Thursday, June 2, 2011

Rose Season Called Off

wah-wahnt...wah-wahnt..wah-wahnt...We interrupt your regularly scheduled garden blog for this important weather announcement:  There will be no regularly scheduled finale to the garden rose season in the Flint Hills because of inclement weather, botrytis blight, wind, and general calamity.

I declare the drought here officially ended as of last night, but I also entirely give up on the roses this year.  Every time recently that we have had a few days of sun and something approaching a normal blossom was starting to open, either the skies or the north winds opened up their attack on my garden and put the kibosh on every rose that was in the process of developing a bud.

As of noon yesterday, we had received 11.14 inches of rain since January 1st, 2011, and we were still 1.6 inches behind average (although that was better than the 5 inches we were behind at the start of May).   Forecasters predicted a 30% chance of rain for Manhattan during the day and evening of June 1st.  During the day, two small showers came through and my two rain gauges (one near the house and the other in the vegetable garden), registered a respectable 0.4 inches of rain when I emptied them at 6:30 p.m.  Then, about 10:00 p.m., a lightning storm and downpour started that continued through 4:00 a.m.  I woke up several times during the storm, checking to see if we were under a tornado warning and believing we had successive bands of rain moving past.  At 3:00 a.m., I was considering investigating the exact length that comprises a "cubit" in case I had need of it.  Unusually for this area, it was not successive fast-moving bands, but a single tropical storm that formed and sat on us all night long.  The radar picture above, captured courtesy of my new Ipad2, looked almost exactly the same during the whole night.
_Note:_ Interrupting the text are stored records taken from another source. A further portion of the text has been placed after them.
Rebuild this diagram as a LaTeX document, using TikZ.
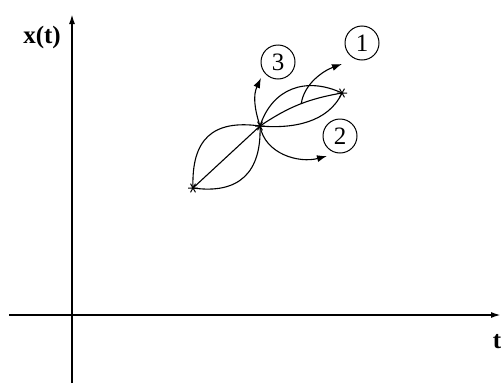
\documentclass[tikz,border=0pt]{standalone}
\usepackage{fontspec}
\setmainfont{Liberation Serif}
\usetikzlibrary{arrows.meta}
\begin{document}
\begin{tikzpicture}[x=1pt,y=1pt,
  curve/.style={line width=1.1pt},
  axis/.style={line width=1.8pt,-{Latex[length=10pt,width=6pt]}},
  arr/.style={curve,-{Latex[length=10pt,width=7pt]}},
  num/.style={draw,circle,line width=1pt,minimum size=34pt,inner sep=0pt,font=\fontsize{25}{25}\selectfont},
  lab/.style={inner sep=0pt,font=\fontsize{25}{25}\selectfont\bfseries},
  starline/.style={line width=1pt}]
\useasboundingbox (0,0) rectangle (502,-383);
% axes
\coordinate (yb) at (72,-383);
\coordinate (yt) at (72,-14);
\coordinate (xl) at (9,-315);
\coordinate (xr) at (501,-315);
\draw[axis] (yb) -- (yt);
\draw[axis] (xl) -- (xr);
\node[lab] (xlab) at (42,-37) {x(t)};
\node[lab,anchor=east] (tlab) at (501.5,-342) {t};
% points
\coordinate (P1) at (193,-188);
\coordinate (P2) at (260,-126);
\coordinate (P3) at (342,-93);
% lens 1
\draw[curve] (P1) to[out=92,in=172,looseness=1.35] (P2);
\draw[curve] (P1) to[out=-8,in=-88,looseness=1.3] (P2);
\draw[curve] (P1) -- (P2);
% lens 2
\draw[curve] (P2) to[out=72,in=155,looseness=1.15] (P3);
\draw[curve] (P2) to[out=-5,in=-115,looseness=0.95] (P3);
\draw[curve] (P2) to[bend left=12] coordinate[pos=0.53] (s1) (P3);
% stars
\foreach \p in {P1,P2,P3}{
  \draw[starline,shift={(\p)}] (-5,0) -- (5,0) (60:5) -- (240:5) (120:5) -- (300:5);
}
% numbered circles
\node[num] (c1) at (362,-43) {1};
\node[num] (c2) at (340,-136) {2};
\node[num] (c3) at (278,-62) {3};
% arrows
\coordinate (t1) at (342,-64);
\coordinate (t2) at (327,-156);
\coordinate (t3) at (261,-78);
\draw[arr] (s1) to[out=82,in=200,looseness=0.9] (t1);
\draw[arr] (P2) to[out=-80,in=195,looseness=1.0] (t2);
\draw[arr] (P2) to[out=108,in=245,looseness=1.0] (t3);
\end{tikzpicture}
\end{document}
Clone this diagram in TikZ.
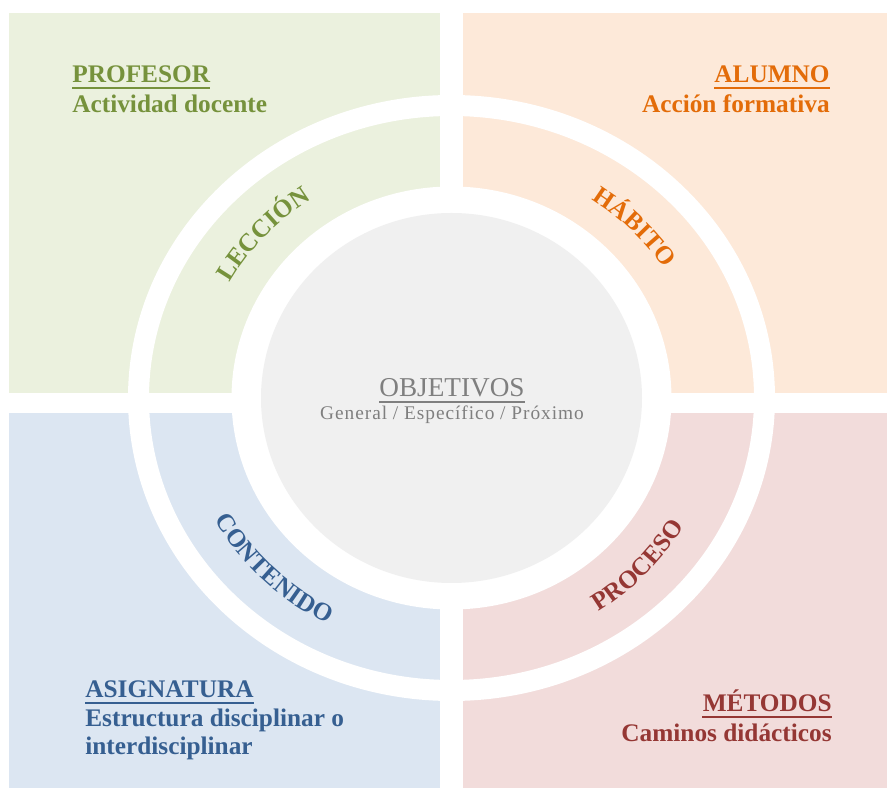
\documentclass[tikz,border=0pt]{standalone}
\usepackage{fontspec}
\setmainfont{Liberation Serif}
\usepackage{tikz}
\usetikzlibrary{decorations.text}

\definecolor{profbg}{HTML}{EBF1DE}
\definecolor{alumbg}{HTML}{FDE9D9}
\definecolor{asigbg}{HTML}{DCE6F2}
\definecolor{metbg}{HTML}{F2DCDB}
\definecolor{objbg}{HTML}{F0F0F0}
\definecolor{proftxt}{HTML}{76923C}
\definecolor{alumtxt}{HTML}{E36C09}
\definecolor{asigtxt}{HTML}{365F91}
\definecolor{mettxt}{HTML}{953734}
\definecolor{objtxt}{HTML}{7F7F7F}

\newcommand{\headfont}{\bfseries\fontsize{14.4}{17}\selectfont}
\newcommand{\objfont}{\fontsize{15.5}{18}\selectfont}
\newcommand{\objsubfont}{\addfontfeature{LetterSpace=5}\fontsize{11}{13}\selectfont}

\begin{document}
\begin{tikzpicture}[
  every node/.style={inner sep=0pt},
  head/.style={font=\headfont},
  uline/.style={line width=1.2pt},
  ring/.style={decorate, decoration={text along path, text align=center}}
]
  \useasboundingbox (0,0) rectangle (17.74,15.76);
  \fill[white] (0,0) rectangle (17.74,15.76);
  \coordinate (c) at (9.03,7.80);

  % quadrants
  \fill[profbg] (0.18,7.90) rectangle (8.80,15.50);
  \fill[alumbg] (9.26,7.90) rectangle (17.74,15.50);
  \fill[asigbg] (0.18,0) rectangle (8.80,7.50);
  \fill[metbg] (9.26,0) rectangle (17.74,7.50);

  % rings and centre
  \draw[white, line width=0.42cm] (c) ellipse [x radius=6.26cm, y radius=5.85cm];
  \fill[white] (c) ellipse [x radius=4.40cm, y radius=4.23cm];
  \fill[objbg] (c) ellipse [x radius=3.81cm, y radius=3.70cm];

  \path[ring, decoration={text={|\headfont\color{proftxt}|LECCIÓN}}]
    (c) ++(178:5.06cm and 4.77cm) arc[start angle=178, end angle=98, x radius=5.06cm, y radius=4.77cm];
  \path[ring, decoration={text={|\headfont\color{alumtxt}|HÁBITO}}]
    (c) ++(84:5.06cm and 4.77cm) arc[start angle=84, end angle=4, x radius=5.06cm, y radius=4.77cm];
  \path[ring, decoration={text={|\headfont\color{asigtxt}|CONTENIDO}}]
    (c) ++(185:5.39cm and 5.09cm) arc[start angle=185, end angle=265, x radius=5.39cm, y radius=5.09cm];
  \path[ring, decoration={text={|\headfont\color{mettxt}|PROCESO}}]
    (c) ++(277:5.39cm and 5.09cm) arc[start angle=277, end angle=357, x radius=5.39cm, y radius=5.09cm];

  \node[head, proftxt, anchor=base west] (prof) at (1.44,14.10) {PROFESOR};
  \node[head, proftxt, anchor=base west] (profsub) at ([yshift=-0.60cm]prof.base west) {Actividad docente};
  \draw[uline, proftxt] ([yshift=-2.6pt]prof.base west) -- ([yshift=-2.6pt]prof.base east);

  \node[head, alumtxt, anchor=base east] (alum) at (16.60,14.10) {ALUMNO};
  \node[head, alumtxt, anchor=base east] (alumsub) at ([yshift=-0.60cm]alum.base east) {Acción formativa};
  \draw[uline, alumtxt] ([yshift=-2.6pt]alum.base west) -- ([yshift=-2.6pt]alum.base east);

  \node[head, asigtxt, anchor=base west] (asig) at (1.70,1.80) {ASIGNATURA};
  \node[head, asigtxt, anchor=base west] (asigsub) at ([yshift=-0.58cm]asig.base west) {Estructura disciplinar o};
  \node[head, asigtxt, anchor=base west] (asigsubb) at ([yshift=-0.56cm]asigsub.base west) {interdisciplinar};
  \draw[uline, asigtxt] ([yshift=-2.6pt]asig.base west) -- ([yshift=-2.6pt]asig.base east);

  \node[head, mettxt, anchor=base east] (met) at (16.64,1.52) {MÉTODOS};
  \node[head, mettxt, anchor=base east] (metsub) at ([yshift=-0.60cm]met.base east) {Caminos didácticos};
  \draw[uline, mettxt] ([yshift=-2.6pt]met.base west) -- ([yshift=-2.6pt]met.base east);

  \node[font=\objfont, objtxt, anchor=base] (obj) at (9.04,7.82) {OBJETIVOS};
  \node[font=\objsubfont, objtxt, anchor=base] (objsub) at ([yshift=-0.46cm]obj.base) {General / Específico / Próximo};
  \draw[uline, objtxt] ([yshift=-2.6pt]obj.base west) -- ([yshift=-2.6pt]obj.base east);
\end{tikzpicture}
\end{document}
This morning, my rain gauges both registered 4.7 inches of rain.  Since they are only 5 inch gauges, I don't know if we that is all that fell in the past 12 hours or whether the gauges filled at some point and the additional drops coming in were splashing out more then they added.  So the 5.1+ inches of rain I recorded should put the area out of the drought, at least temporarily.  The yard and beds are sopping wet and my anticipated roses are hanging down limply off their stems.  Such is the life of a rose-nut in the Kansas Flint Hills.  In the next few weeks I'll post a few more rose blogs, but the best pictures will have to wait for the second wave of the remonant roses.  If, and only if, they don't bake in the July sun.

Turning on the news this morning, I almost felt guilty for planning this blog after finding out that Springfield Massachusetts was hit by a tornado last night.   Killer tornados in Massachusetts?  Good grief, what's next?  A tidal wave in the Great Plains?

1 comment:

  1. Maybe you need to start a rain garden. or a bog garden. surely there is a swamp rose somewhere.